- **The problem**:
Give back the full listing verbatim, apart from its images.

- **Information provided**:
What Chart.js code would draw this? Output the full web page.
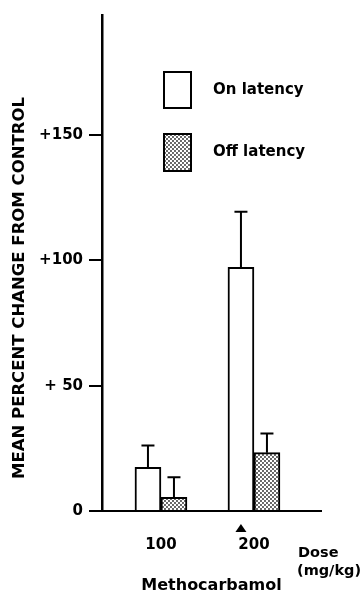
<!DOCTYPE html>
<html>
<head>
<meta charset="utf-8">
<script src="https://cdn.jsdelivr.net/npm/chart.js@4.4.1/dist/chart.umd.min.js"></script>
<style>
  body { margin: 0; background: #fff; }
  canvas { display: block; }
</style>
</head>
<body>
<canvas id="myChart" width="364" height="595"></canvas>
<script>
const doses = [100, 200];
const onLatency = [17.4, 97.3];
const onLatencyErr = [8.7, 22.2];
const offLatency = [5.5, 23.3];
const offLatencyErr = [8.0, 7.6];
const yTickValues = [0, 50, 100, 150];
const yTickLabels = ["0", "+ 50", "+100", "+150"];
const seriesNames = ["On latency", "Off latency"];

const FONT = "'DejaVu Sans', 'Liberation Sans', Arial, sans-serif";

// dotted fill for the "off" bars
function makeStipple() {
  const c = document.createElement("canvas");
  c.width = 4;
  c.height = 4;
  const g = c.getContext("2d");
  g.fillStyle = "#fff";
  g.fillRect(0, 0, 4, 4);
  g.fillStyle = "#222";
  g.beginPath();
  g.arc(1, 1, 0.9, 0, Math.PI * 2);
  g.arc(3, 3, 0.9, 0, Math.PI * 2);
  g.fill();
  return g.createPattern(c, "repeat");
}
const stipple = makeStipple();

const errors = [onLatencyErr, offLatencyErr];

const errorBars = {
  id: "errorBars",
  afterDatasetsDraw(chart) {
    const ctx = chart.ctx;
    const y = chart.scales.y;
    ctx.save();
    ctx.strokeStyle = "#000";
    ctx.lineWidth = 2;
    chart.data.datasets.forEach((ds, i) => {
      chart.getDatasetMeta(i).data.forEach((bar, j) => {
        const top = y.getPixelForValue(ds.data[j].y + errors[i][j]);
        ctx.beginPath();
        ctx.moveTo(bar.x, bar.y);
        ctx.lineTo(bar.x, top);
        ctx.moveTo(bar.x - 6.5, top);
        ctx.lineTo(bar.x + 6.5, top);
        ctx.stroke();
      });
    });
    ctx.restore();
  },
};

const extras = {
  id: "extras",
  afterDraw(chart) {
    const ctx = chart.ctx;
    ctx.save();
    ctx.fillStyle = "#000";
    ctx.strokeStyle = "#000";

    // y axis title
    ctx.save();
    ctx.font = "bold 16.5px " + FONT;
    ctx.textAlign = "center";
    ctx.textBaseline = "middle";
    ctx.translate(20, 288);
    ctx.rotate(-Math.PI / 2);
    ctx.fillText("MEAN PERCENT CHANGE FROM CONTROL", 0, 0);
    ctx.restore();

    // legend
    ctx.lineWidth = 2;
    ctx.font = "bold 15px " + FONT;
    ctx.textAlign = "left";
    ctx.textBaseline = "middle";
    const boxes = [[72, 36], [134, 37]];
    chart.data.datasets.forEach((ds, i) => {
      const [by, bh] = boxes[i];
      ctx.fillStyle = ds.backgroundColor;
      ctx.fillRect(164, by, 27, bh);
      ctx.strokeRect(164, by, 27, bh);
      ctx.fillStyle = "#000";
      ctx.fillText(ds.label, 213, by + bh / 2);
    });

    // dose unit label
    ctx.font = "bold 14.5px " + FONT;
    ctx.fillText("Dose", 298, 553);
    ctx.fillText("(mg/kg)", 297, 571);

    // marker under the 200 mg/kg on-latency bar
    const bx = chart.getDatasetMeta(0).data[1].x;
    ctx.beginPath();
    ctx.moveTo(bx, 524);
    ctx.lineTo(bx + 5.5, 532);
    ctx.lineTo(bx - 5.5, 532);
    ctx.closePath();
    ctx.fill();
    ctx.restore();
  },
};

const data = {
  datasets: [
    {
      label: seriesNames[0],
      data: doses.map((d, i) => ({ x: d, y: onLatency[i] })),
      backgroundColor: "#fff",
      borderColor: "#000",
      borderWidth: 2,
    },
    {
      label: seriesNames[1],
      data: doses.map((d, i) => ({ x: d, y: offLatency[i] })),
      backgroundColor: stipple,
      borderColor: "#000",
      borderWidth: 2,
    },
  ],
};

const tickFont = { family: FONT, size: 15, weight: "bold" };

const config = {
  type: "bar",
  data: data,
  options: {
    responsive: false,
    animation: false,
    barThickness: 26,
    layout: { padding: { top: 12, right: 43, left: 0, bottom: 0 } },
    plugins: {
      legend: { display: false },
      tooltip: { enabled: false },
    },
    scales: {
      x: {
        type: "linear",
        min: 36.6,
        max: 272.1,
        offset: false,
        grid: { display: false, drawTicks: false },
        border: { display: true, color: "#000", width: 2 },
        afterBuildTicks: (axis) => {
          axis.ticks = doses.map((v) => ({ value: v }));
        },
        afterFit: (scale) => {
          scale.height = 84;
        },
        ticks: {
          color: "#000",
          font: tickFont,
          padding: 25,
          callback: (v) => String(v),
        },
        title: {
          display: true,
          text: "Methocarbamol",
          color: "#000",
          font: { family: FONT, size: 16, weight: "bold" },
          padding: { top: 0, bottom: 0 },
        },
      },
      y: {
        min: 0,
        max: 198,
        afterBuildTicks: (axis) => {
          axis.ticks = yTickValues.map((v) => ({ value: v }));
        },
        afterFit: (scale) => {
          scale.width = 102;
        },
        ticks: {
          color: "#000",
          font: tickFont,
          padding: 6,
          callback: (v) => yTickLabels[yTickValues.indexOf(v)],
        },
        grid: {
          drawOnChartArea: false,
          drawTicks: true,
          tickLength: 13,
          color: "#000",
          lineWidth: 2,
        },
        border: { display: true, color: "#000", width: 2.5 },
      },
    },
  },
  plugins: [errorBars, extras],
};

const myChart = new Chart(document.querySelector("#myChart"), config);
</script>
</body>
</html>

- **Answer for the task**:
What Chart.js code would draw this? Output the full web page.
<!DOCTYPE html>
<html>
<head>
<meta charset="utf-8">
<script src="https://cdn.jsdelivr.net/npm/chart.js@4.4.1/dist/chart.umd.min.js"></script>
<style>
  body { margin: 0; background: #fff; }
  canvas { display: block; }
</style>
</head>
<body>
<canvas id="myChart" width="364" height="595"></canvas>
<script>
const doses = [100, 200];
const onLatency = [17.4, 97.3];
const onLatencyErr = [8.7, 22.2];
const offLatency = [5.5, 23.3];
const offLatencyErr = [8.0, 7.6];
const yTickValues = [0, 50, 100, 150];
const yTickLabels = ["0", "+ 50", "+100", "+150"];
const seriesNames = ["On latency", "Off latency"];

const FONT = "'DejaVu Sans', 'Liberation Sans', Arial, sans-serif";

// dotted fill for the "off" bars
function makeStipple() {
  const c = document.createElement("canvas");
  c.width = 4;
  c.height = 4;
  const g = c.getContext("2d");
  g.fillStyle = "#fff";
  g.fillRect(0, 0, 4, 4);
  g.fillStyle = "#222";
  g.beginPath();
  g.arc(1, 1, 0.9, 0, Math.PI * 2);
  g.arc(3, 3, 0.9, 0, Math.PI * 2);
  g.fill();
  return g.createPattern(c, "repeat");
}
const stipple = makeStipple();

const errors = [onLatencyErr, offLatencyErr];

const errorBars = {
  id: "errorBars",
  afterDatasetsDraw(chart) {
    const ctx = chart.ctx;
    const y = chart.scales.y;
    ctx.save();
    ctx.strokeStyle = "#000";
    ctx.lineWidth = 2;
    chart.data.datasets.forEach((ds, i) => {
      chart.getDatasetMeta(i).data.forEach((bar, j) => {
        const top = y.getPixelForValue(ds.data[j].y + errors[i][j]);
        ctx.beginPath();
        ctx.moveTo(bar.x, bar.y);
        ctx.lineTo(bar.x, top);
        ctx.moveTo(bar.x - 6.5, top);
        ctx.lineTo(bar.x + 6.5, top);
        ctx.stroke();
      });
    });
    ctx.restore();
  },
};

const extras = {
  id: "extras",
  afterDraw(chart) {
    const ctx = chart.ctx;
    ctx.save();
    ctx.fillStyle = "#000";
    ctx.strokeStyle = "#000";

    // y axis title
    ctx.save();
    ctx.font = "bold 16.5px " + FONT;
    ctx.textAlign = "center";
    ctx.textBaseline = "middle";
    ctx.translate(20, 288);
    ctx.rotate(-Math.PI / 2);
    ctx.fillText("MEAN PERCENT CHANGE FROM CONTROL", 0, 0);
    ctx.restore();

    // legend
    ctx.lineWidth = 2;
    ctx.font = "bold 15px " + FONT;
    ctx.textAlign = "left";
    ctx.textBaseline = "middle";
    const boxes = [[72, 36], [134, 37]];
    chart.data.datasets.forEach((ds, i) => {
      const [by, bh] = boxes[i];
      ctx.fillStyle = ds.backgroundColor;
      ctx.fillRect(164, by, 27, bh);
      ctx.strokeRect(164, by, 27, bh);
      ctx.fillStyle = "#000";
      ctx.fillText(ds.label, 213, by + bh / 2);
    });

    // dose unit label
    ctx.font = "bold 14.5px " + FONT;
    ctx.fillText("Dose", 298, 553);
    ctx.fillText("(mg/kg)", 297, 571);

    // marker under the 200 mg/kg on-latency bar
    const bx = chart.getDatasetMeta(0).data[1].x;
    ctx.beginPath();
    ctx.moveTo(bx, 524);
    ctx.lineTo(bx + 5.5, 532);
    ctx.lineTo(bx - 5.5, 532);
    ctx.closePath();
    ctx.fill();
    ctx.restore();
  },
};

const data = {
  datasets: [
    {
      label: seriesNames[0],
      data: doses.map((d, i) => ({ x: d, y: onLatency[i] })),
      backgroundColor: "#fff",
      borderColor: "#000",
      borderWidth: 2,
    },
    {
      label: seriesNames[1],
      data: doses.map((d, i) => ({ x: d, y: offLatency[i] })),
      backgroundColor: stipple,
      borderColor: "#000",
      borderWidth: 2,
    },
  ],
};

const tickFont = { family: FONT, size: 15, weight: "bold" };

const config = {
  type: "bar",
  data: data,
  options: {
    responsive: false,
    animation: false,
    barThickness: 26,
    layout: { padding: { top: 12, right: 43, left: 0, bottom: 0 } },
    plugins: {
      legend: { display: false },
      tooltip: { enabled: false },
    },
    scales: {
      x: {
        type: "linear",
        min: 36.6,
        max: 272.1,
        offset: false,
        grid: { display: false, drawTicks: false },
        border: { display: true, color: "#000", width: 2 },
        afterBuildTicks: (axis) => {
          axis.ticks = doses.map((v) => ({ value: v }));
        },
        afterFit: (scale) => {
          scale.height = 84;
        },
        ticks: {
          color: "#000",
          font: tickFont,
          padding: 25,
          callback: (v) => String(v),
        },
        title: {
          display: true,
          text: "Methocarbamol",
          color: "#000",
          font: { family: FONT, size: 16, weight: "bold" },
          padding: { top: 0, bottom: 0 },
        },
      },
      y: {
        min: 0,
        max: 198,
        afterBuildTicks: (axis) => {
          axis.ticks = yTickValues.map((v) => ({ value: v }));
        },
        afterFit: (scale) => {
          scale.width = 102;
        },
        ticks: {
          color: "#000",
          font: tickFont,
          padding: 6,
          callback: (v) => yTickLabels[yTickValues.indexOf(v)],
        },
        grid: {
          drawOnChartArea: false,
          drawTicks: true,
          tickLength: 13,
          color: "#000",
          lineWidth: 2,
        },
        border: { display: true, color: "#000", width: 2.5 },
      },
    },
  },
  plugins: [errorBars, extras],
};

const myChart = new Chart(document.querySelector("#myChart"), config);
</script>
</body>
</html>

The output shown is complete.